Mr Gintrand said he expected the number of out-of town stores to continue to rise, especially in medium sized towns in rural France because of the convienience they offered to shoppers.

More professionals like doctors, lawyers and accountants will also move out of town, again because of the ease of parking and lower rents.

“Carrefour though, in my opinion will struggle to get back the hypermarket shoppers it has lost. It will also have to pay strict attention to the smaller stores like Carrefour Market, Carrefour Express and Carrefour City, which can be profitable but lack the attraction of low prices and purchasing power of the hypermarkets.”

Carrefour is not the only large French retailer to suffer. Auchan put 20 of its worst performing stores up for sale last April, and said in July that 10 of them had found buyers.

German low-cost chains Lidl and Aldi, as well as the co-operative supermarket chain Intermarché, have signed to take the stores on, with many of the 295 staff.

The rest are closing down, with most of the 377 salaried employees affected being offered generous redundancy packages.

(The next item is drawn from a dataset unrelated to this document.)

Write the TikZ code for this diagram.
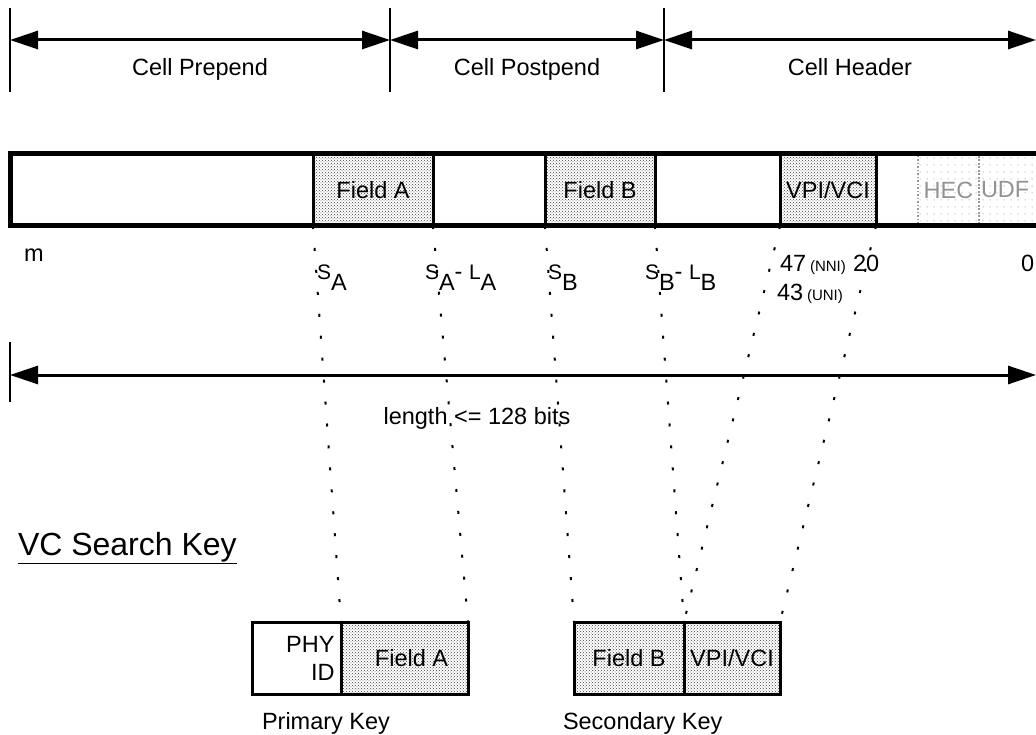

At Casino, Monoprix and Géant, the €3billion debt owed to banks by the Rallye holding company, which has a majority stake in them, is having an effect.

Rallye filed for protection from its creditors earlier in the year to give it time to find a way to pay back the money and Casino shares were hit by repeated short selling campaigns by mainly American investment funds. Investors gambled on share prices falling, often by renting shares with a promise to buy them back.

Géant hypermarkets are being sold to E Leclerc, a co-operative supermarket chain, as part of the financial dealings.

Leclerc overtook Carrefour in 2017 as the largest supermarket and hypermarket chain in the country.

Chairman Michel-Edouard Leclerc told Les Echos newspaper that talk of the “death of the hypermarket” was the result of the overheated brains of analysts and journalists, and said the local implantation of Leclerc stores was the reason they would survive.